Design Pickle • Case Study

Operational system reset

Reduced detection and resolution time from days or weeks to under one hour while improving reliability, throughput, and execution discipline.

MTTR < 1 hour99.99% availability3–4x productivity

Why this case matters

The problem was the system underneath the work.

Issues took too long to detect, too long to resolve, and too much energy to coordinate. The environment was reactive, fragmented, and not designed to scale.

I rebuilt the operational layer underneath product and engineering so work moved faster, incidents were handled better, and the organization became more reliable under load.

Case Study

Context

Growth exposed operational weakness.

As the company grew, slow issue detection, long resolution times, reactive incident handling, inconsistent ownership, and immature deployment and QA discipline became more visible.

The challenge was not to work harder.
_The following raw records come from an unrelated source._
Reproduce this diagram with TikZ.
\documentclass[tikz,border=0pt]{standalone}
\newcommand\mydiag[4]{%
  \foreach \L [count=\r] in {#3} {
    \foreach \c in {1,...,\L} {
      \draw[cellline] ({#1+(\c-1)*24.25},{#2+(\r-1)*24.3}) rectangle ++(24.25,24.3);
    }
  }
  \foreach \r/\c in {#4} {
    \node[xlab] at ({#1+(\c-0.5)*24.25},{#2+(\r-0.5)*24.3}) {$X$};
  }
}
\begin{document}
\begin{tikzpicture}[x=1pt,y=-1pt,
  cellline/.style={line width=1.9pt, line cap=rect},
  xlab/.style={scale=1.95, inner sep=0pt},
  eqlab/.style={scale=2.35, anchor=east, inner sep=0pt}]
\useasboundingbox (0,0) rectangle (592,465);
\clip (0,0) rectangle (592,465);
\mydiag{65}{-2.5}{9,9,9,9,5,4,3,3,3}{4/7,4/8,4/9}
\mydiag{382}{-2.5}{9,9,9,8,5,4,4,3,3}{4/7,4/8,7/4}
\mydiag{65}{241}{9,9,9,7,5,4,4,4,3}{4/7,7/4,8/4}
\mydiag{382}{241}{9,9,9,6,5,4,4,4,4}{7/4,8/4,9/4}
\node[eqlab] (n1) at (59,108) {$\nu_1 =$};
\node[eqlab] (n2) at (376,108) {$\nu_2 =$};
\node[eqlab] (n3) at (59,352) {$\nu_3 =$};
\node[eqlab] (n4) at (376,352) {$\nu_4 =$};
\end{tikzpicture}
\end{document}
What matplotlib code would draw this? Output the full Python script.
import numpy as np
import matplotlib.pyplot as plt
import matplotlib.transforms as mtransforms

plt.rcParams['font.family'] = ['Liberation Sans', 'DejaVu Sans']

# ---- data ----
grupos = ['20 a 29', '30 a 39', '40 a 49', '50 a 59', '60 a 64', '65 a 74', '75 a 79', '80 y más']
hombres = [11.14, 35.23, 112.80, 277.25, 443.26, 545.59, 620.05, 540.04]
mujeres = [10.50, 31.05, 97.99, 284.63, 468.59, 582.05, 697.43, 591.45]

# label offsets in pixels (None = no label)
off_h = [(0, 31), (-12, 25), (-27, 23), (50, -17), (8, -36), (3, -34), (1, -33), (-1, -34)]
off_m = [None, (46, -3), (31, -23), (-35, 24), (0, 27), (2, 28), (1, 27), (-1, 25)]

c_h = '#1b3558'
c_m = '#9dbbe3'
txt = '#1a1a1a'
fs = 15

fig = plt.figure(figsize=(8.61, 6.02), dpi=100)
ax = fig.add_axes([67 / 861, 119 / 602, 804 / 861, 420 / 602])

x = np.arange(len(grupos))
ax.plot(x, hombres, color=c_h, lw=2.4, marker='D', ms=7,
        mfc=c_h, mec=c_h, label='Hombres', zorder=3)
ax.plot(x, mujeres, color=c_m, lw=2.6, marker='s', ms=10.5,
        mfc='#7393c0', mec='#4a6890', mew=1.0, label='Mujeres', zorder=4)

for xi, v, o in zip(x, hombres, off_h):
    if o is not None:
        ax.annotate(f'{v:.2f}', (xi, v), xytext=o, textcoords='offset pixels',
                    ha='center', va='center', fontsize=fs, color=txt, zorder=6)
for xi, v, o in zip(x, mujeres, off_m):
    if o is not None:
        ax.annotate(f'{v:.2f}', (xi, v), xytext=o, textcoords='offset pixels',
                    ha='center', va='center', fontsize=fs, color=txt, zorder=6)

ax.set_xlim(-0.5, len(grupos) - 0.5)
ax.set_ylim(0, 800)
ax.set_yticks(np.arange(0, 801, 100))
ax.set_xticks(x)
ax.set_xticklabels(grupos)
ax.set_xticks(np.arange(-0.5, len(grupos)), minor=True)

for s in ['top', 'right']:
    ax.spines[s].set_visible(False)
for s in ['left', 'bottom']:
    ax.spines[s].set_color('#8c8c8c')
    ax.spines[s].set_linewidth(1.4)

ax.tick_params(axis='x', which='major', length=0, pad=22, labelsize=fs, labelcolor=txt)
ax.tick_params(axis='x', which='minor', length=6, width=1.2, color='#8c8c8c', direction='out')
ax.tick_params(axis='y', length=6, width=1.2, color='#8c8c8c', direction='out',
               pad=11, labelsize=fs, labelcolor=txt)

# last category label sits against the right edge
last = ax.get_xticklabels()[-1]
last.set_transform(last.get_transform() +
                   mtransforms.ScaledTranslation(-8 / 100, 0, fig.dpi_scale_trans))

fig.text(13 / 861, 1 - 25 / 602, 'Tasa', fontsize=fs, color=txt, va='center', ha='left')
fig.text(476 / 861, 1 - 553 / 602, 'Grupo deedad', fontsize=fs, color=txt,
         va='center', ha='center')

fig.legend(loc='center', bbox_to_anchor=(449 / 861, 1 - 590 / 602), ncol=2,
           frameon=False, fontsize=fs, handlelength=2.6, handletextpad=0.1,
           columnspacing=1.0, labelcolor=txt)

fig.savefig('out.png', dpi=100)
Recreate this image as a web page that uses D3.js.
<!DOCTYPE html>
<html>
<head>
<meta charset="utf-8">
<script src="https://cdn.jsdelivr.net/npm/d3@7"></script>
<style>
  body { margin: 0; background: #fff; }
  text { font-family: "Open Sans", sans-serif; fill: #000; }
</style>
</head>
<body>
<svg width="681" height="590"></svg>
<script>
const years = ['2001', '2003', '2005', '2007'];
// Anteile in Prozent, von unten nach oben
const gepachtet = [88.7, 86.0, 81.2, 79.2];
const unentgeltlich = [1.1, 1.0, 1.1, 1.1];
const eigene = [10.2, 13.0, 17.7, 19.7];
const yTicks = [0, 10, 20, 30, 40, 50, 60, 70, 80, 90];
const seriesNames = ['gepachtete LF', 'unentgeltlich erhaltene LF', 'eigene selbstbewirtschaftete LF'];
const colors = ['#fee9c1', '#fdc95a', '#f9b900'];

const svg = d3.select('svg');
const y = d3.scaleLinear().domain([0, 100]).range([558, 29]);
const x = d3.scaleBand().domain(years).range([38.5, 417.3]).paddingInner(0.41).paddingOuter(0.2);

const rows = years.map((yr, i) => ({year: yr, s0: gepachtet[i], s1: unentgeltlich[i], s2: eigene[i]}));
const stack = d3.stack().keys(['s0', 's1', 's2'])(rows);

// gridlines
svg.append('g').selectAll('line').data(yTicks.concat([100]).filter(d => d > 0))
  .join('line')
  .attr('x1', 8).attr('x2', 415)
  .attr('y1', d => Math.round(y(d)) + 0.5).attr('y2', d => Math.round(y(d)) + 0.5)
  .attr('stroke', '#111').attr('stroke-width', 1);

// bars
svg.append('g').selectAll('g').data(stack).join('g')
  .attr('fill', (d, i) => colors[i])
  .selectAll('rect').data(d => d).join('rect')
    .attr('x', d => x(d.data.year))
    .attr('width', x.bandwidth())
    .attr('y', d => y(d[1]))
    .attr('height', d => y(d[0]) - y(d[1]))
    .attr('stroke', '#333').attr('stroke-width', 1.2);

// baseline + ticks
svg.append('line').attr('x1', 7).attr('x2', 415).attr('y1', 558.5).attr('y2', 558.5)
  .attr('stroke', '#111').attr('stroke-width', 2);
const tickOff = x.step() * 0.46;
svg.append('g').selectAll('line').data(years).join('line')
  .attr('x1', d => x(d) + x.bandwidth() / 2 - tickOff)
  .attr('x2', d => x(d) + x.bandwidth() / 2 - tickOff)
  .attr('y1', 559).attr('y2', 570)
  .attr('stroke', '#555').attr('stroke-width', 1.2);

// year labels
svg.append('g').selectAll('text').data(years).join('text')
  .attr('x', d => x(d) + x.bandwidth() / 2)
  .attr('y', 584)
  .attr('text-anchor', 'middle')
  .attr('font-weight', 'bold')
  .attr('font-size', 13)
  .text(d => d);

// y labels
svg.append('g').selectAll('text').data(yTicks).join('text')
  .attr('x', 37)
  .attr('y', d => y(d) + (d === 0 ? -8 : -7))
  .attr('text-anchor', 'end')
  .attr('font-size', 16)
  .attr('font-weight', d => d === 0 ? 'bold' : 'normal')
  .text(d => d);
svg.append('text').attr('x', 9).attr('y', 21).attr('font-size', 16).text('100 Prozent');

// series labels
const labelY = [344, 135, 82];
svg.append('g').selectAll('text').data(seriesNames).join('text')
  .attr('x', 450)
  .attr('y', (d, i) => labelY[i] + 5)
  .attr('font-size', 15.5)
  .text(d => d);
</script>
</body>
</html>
It was to create an operating model that could support growth and complexity without constantly breaking down.

What I did

Built visibility, ownership, and discipline into the system.

I improved logging and monitoring, defined clearer ownership and escalation paths, increased rigor around deployment and QA, and rebuilt process around pragmatic Agile maturity instead of process theater.

That reduced ambiguity during incidents and improved the path from detection to response to resolution.

Outcome(s)

Faster execution with less chaos.

Reduced mean time to detection and resolution to under one hour, improved platform reliability to enterprise-grade levels, increased throughput significantly, and created a stronger foundation for scale without simply adding headcount.

Why it matters

Execution quality is a systems problem.

This work matters because that I can identify operational friction, redesign the underlying system, and improve both reliability and speed at the same time. That matters because roadmap ambition only works if the operating system underneath it does.